VISION
The Centre visualises to develop a critical understanding of ‘culture’, ‘media’ and ‘governance’, and the interplay between them.
We recognise that such a vision, with Communication as a frame of reference, cannot be realised within existing disciplinary confines. The need for an interdisciplinary commitment arises because communication plays a pivotal role in the organisation of institutional forms, symbolic systems and patterns of everyday life throughout the Indian sub-continent.
These twin contexts have set the tone for our thrust on Communication---as an interdisciplinary science and as a specialised field of inquiry.
Our orientation leads us to reflect upon the historical and cultural nature of the media, and is not confined to, and categorized by, any medium of communication. In doing so, we combine the study of the material shaping of the media with that of the institutional organisation structuring them. Consequently, our interests concern the inter-relationship between an ideality and a materiality, and between thoughts and machines.

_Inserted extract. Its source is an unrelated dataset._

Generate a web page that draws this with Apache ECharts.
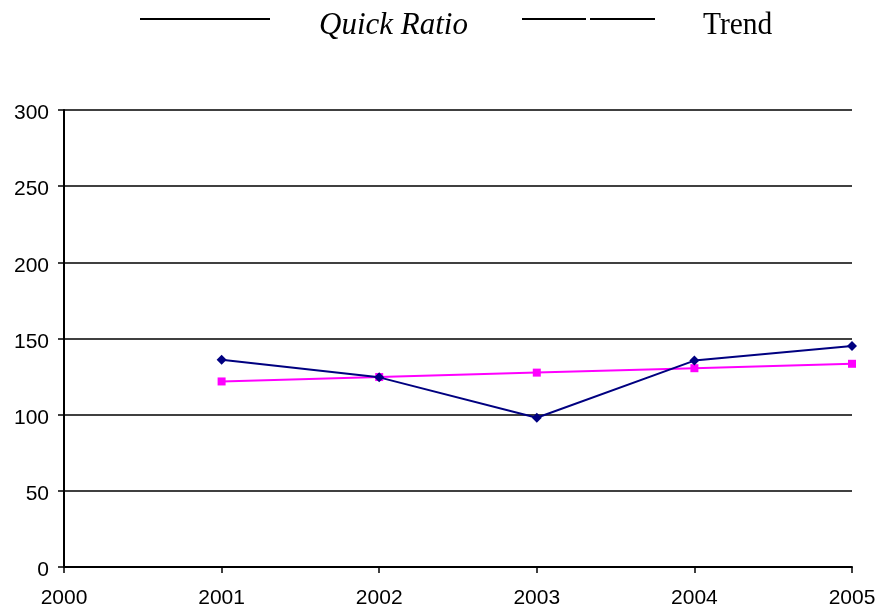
<!DOCTYPE html>
<html>
<head>
<meta charset="utf-8">
<script src="https://cdn.jsdelivr.net/npm/echarts@6/dist/echarts.min.js"></script>
<style>
  html, body { margin: 0; padding: 0; background: #fff; }
  #chart { width: 880px; height: 613px; }
</style>
</head>
<body>
<div id="chart"></div>
<script>
// Years on the horizontal axis
const years = [2001, 2002, 2003, 2004, 2005];
// Quick ratio per year
const quickRatio = [136, 124.5, 98, 135.5, 145];
// Linear trend of the quick ratio
const trend = [121.8, 124.7, 127.6, 130.5, 133.4];

const seriesNames = ['Quick Ratio', 'Trend'];

const chart = echarts.init(document.getElementById('chart'));

const axisFont = { fontFamily: 'Liberation Sans, Arial, sans-serif', fontSize: 21, color: '#000' };
const serif = 'Liberation Serif, Times New Roman, serif';

chart.setOption({
  animation: false,
  backgroundColor: '#fff',
  grid: { left: 64, right: 28, top: 110, bottom: 46, containLabel: false },
  xAxis: {
    type: 'value',
    min: 2000,
    max: 2005,
    interval: 1,
    axisLine: { show: true, lineStyle: { color: '#000', width: 2 } },
    axisTick: { show: true, length: 6, lineStyle: { color: '#000', width: 1.5 } },
    axisLabel: Object.assign({ margin: 21, formatter: v => String(v) }, axisFont),
    splitLine: { show: false }
  },
  yAxis: {
    type: 'value',
    min: 0,
    max: 300,
    interval: 50,
    axisLine: { show: true, lineStyle: { color: '#000', width: 2 } },
    axisTick: { show: true, length: 6, lineStyle: { color: '#000', width: 1.5 } },
    axisLabel: Object.assign({ margin: 15, lineHeight: 27, verticalAlign: 'top', padding: [-10, 0, 0, 0] }, axisFont),
    splitLine: { show: true, lineStyle: { color: '#000', width: 1.5 } }
  },
  graphic: [
    // legend: solid line + label
    { type: 'line', shape: { x1: 140, y1: 19, x2: 270, y2: 19 }, style: { stroke: '#000', lineWidth: 2 } },
    { type: 'text', x: 319, y: 26, style: { text: seriesNames[0], fontFamily: serif, fontStyle: 'italic', fontSize: 31, fill: '#000', verticalAlign: 'middle' } },
    // legend: broken line + label
    { type: 'line', shape: { x1: 522, y1: 19, x2: 586, y2: 19 }, style: { stroke: '#000', lineWidth: 2 } },
    { type: 'line', shape: { x1: 590, y1: 19, x2: 655, y2: 19 }, style: { stroke: '#000', lineWidth: 2 } },
    { type: 'text', x: 703, y: 26, scaleX: 0.95, style: { text: seriesNames[1], fontFamily: serif, fontSize: 31, fill: '#000', verticalAlign: 'middle' } }
  ],
  series: [
    {
      name: seriesNames[0],
      type: 'line',
      data: years.map((y, i) => [y, quickRatio[i]]),
      symbol: 'diamond',
      symbolSize: 10,
      lineStyle: { color: '#000080', width: 2 },
      itemStyle: { color: '#000080' },
      z: 3
    },
    {
      name: seriesNames[1],
      type: 'line',
      data: years.map((y, i) => [y, trend[i]]),
      symbol: 'rect',
      symbolSize: 8,
      lineStyle: { color: '#ff00ff', width: 2 },
      itemStyle: { color: '#ff00ff' },
      z: 2
    }
  ]
});
</script>
</body>
</html>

Immersed from cradle to grave in a consumer society as we are, it is vital to understand, interpret and criticize meanings and messages. We want to grasp how a break in theories of transmission and transportation trigger changes in human behaviour; and equally, how cultural traditions assimilate, modify or provoke technological innovation. Tracing these processes also provide a fertile ground to reflect upon the role of communication in the constitution of society.
As conveyers and purveyors of ideas, various facets of the media are often called the ‘oxygen’ of modern democracy. But we deeply aware that the relationship of the media with governance is not only functional but also transactional---between society and polity. Consequently, the Centre visualises to scrutinise both, the plethora of cultures caused by the media and ways in which the media are governed in polity.
OBJECTIVES
The Centre seeks to enhance the integration and development of interdisciplinary research into the media in India and South Asia.
To this end, various programmes envisaged at CCMG will contribute in the following manner:
Methodologically, work at the Centre will examine and seek to develop new approaches both, quantitative and qualitative. This being a recurrent motif across all thematic rubrics pursued.
Archiving the measurement and analysis of media production, content and reception takes place in many organisations, but very little of such data is available to researchers, or is analysed comparatively. To address this void, the Centre aims to create an archive of media research data of value to researchers across South Asia.
Comparative perspectives across disciplines, mediascapes and regions are of utmost importance to the centre’s body of objectives. Comparative analyses will require reconciling data based on differing calibration approaches rooted in, often, contesting intellectual traditions and policy foundations.
Networking will be structured to aid the regular association of media scholars and policy analysts from varied, contiguous disciplines. Equally, the Centre will act as a focal point for dialogues between social scientists, civil society actors and media professionals who rarely are able to share a platform.